Photo by AS Photography
Tech giant Google is pushing further into the music space, introducing new capabilities that allow users to generate original songs through its AI assistant Gemini. The company is currently testing what it describes as its most advanced music model yet, enabling users to create short tracks from prompts including text, images, and video. The feature signals another major step in the rapidly evolving intersection between artificial intelligence and music production, arriving at a time when the industry is still grappling with the implications of machine-generated content.
The tool, powered by Google’s Lyria 3 model, allows users to generate approximately 30 seconds of music complete with vocals, lyrics, and instrumentation. Marketed as a high-fidelity generator capable of translating moods or visuals into sound, the feature is currently limited to adult users within the Gemini app. Google states that all generated audio is embedded with its SynthID watermarking technology, designed to identify AI-created material and support verification efforts as synthetic media becomes more widespread.
The development lands amid growing tension between technology companies and streaming platforms. Services including Deezer and Apple Music have recently moved to reduce financial incentives for AI-generated tracks. Earlier this month, Apple Music vice president Oliver Schusser revealed that billions of fraudulent streams had been removed from the platform, while Deezer announced it had demonetised the majority of AI uploads using new detection software capable of identifying music created with generative platforms such as Suno and Udio.

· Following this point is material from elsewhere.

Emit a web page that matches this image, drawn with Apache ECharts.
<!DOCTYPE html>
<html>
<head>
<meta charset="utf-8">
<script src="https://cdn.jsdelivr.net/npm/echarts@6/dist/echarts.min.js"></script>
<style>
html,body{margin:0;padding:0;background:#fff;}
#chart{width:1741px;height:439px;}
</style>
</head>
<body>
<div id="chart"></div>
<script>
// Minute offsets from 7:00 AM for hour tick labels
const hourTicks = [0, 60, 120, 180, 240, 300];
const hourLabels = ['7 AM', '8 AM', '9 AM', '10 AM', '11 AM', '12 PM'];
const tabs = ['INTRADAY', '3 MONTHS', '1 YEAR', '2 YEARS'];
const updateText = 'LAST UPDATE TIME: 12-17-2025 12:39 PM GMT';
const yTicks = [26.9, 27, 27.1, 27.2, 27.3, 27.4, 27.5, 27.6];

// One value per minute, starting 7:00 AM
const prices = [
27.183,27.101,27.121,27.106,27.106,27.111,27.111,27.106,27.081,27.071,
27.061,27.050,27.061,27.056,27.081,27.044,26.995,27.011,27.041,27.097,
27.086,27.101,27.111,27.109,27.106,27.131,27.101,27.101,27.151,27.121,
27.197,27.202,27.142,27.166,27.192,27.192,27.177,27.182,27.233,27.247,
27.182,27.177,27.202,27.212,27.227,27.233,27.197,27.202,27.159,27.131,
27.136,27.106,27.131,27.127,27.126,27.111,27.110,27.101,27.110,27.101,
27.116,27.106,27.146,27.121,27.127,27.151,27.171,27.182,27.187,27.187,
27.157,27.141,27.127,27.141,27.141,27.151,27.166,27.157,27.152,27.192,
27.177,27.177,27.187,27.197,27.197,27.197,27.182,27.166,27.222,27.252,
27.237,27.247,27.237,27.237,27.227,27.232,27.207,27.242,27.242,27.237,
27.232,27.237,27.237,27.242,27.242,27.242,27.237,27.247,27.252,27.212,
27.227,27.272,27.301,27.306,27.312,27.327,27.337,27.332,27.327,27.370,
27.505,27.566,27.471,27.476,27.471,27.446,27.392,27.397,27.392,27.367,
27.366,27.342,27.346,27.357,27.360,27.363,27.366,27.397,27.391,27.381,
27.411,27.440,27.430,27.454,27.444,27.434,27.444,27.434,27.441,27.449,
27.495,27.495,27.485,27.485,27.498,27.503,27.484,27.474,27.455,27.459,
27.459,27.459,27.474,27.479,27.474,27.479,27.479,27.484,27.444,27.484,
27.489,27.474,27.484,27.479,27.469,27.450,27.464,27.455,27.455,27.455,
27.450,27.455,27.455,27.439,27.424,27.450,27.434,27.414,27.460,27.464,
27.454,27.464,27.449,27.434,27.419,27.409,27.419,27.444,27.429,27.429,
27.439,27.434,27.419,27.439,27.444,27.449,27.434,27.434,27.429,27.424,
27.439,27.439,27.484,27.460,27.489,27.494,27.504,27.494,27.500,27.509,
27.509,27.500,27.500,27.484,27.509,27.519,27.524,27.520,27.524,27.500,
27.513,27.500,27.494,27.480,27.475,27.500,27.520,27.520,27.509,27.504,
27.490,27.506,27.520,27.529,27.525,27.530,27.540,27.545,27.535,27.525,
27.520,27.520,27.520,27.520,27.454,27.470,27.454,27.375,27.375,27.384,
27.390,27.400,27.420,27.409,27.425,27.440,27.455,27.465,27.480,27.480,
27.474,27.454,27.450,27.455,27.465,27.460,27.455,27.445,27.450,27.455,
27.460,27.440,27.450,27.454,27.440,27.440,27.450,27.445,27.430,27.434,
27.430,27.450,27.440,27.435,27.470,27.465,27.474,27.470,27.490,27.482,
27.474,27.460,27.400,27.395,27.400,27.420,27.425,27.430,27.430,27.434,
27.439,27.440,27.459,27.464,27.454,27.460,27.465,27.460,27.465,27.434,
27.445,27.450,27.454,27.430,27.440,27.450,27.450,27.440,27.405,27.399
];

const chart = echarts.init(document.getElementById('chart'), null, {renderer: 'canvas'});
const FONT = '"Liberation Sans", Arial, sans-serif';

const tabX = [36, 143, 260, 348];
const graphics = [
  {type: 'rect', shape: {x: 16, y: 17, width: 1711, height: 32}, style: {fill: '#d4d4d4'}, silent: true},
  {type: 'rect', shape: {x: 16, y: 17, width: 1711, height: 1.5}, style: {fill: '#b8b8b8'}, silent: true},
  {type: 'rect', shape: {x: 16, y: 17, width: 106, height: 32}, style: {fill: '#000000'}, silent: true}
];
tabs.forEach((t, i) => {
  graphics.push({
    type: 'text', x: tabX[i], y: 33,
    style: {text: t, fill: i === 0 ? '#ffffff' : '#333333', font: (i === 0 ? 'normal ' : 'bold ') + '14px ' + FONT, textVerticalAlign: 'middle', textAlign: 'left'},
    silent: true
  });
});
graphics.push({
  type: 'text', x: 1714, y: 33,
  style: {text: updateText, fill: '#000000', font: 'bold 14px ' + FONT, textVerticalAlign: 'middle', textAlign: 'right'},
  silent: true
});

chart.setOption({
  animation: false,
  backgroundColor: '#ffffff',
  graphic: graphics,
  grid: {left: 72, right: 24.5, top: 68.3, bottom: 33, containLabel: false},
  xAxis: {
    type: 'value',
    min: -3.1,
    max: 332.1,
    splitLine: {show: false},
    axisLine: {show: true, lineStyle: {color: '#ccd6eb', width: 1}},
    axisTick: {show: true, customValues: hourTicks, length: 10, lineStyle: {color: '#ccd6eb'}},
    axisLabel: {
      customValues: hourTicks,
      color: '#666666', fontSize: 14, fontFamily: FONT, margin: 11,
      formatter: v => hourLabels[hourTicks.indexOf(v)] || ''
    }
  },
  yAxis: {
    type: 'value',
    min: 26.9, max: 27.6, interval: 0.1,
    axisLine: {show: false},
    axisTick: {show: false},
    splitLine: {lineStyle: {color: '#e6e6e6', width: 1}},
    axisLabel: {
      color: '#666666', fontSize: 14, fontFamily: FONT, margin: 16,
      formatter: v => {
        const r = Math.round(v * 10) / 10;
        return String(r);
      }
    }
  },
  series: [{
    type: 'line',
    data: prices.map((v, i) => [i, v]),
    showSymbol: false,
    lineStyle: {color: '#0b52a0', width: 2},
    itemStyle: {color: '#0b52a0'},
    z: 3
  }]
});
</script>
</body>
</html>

As artificial intelligence tools become more sophisticated and widely accessible, the music industry is confronting a more urgent and complicated reality: the line between creative augmentation and market disruption is becoming increasingly blurred. While companies frame these systems as collaborative tools, their scale and accessibility raise legitimate concerns around authorship, compensation, and artistic value. Google’s latest move suggests the technology sector is accelerating ahead regardless, leaving the cultural and economic consequences for the music ecosystem to be resolved later – or never.